Let the food fight begin! After patiently waiting until the war in Iraq was concluded, the U.S. finally filed suit challenging the legality of the European Unions five year blockade of genetically modified food products. Five years ago Europe closed the door on genetically modified crops arguing that their safety was suspect. The ban was illegal then and it is today.

Hiding behind an unjustified safety claim, Europe spent six years studying the safety of genetically modified crops. Surprise! Surprise! The study concluded that GM food poses no threat. In fact, it may be even safer and is certainly is more environmentally friendly than other methods of farming. Could the study results be anymore conclusive, any more absolute?
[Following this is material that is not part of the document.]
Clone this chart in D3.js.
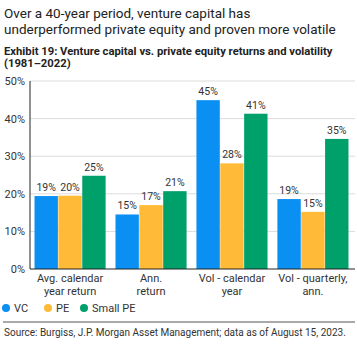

This was the European Union's own study.

In the meantime, here in the U.S., we have already eaten our weight in GM foods with absolutely no harmful effects. U.S. Trade Ambassador Robert Zoellick has lined up 3000 scientists, including 20 Nobel Prize winners, standing shoulder to shoulder to vouch for the safety of biotech foods. That's not good enough for Europe. Though now that their safety argument is all but destroyed, they say that they just want to label the food so their consumers can make an informed choice. This is just another costly delaying tactic.

In a word, we're talking about blatant protectionism. On the merits, we will win this case. But what that means is anybody's guess. There are more trade disputes for the World Trade Organization to deal with that we have time to talk. The WTO has judged a section of the U.S. tax code to be unfair because it gives a special tax break to exporters and the WTO authorized the EU to slap a $4B tariff on U.S. exports unless we change our tax law. Europe is still fuming over the steel import restrictions President Bush levied last year. How many years have we been denied access to the European beef market because they won't accept hormone treated beef?

These trade fights are more about who can get a trading advantage than concern for safety.

And unfortunately the success rate ofthe WTO to enforce fair trading rules is not very impressive. Nevertheless, I expect the European door to GM foods to open over time because the technology is so valuable that even they will come to realize what they are missing.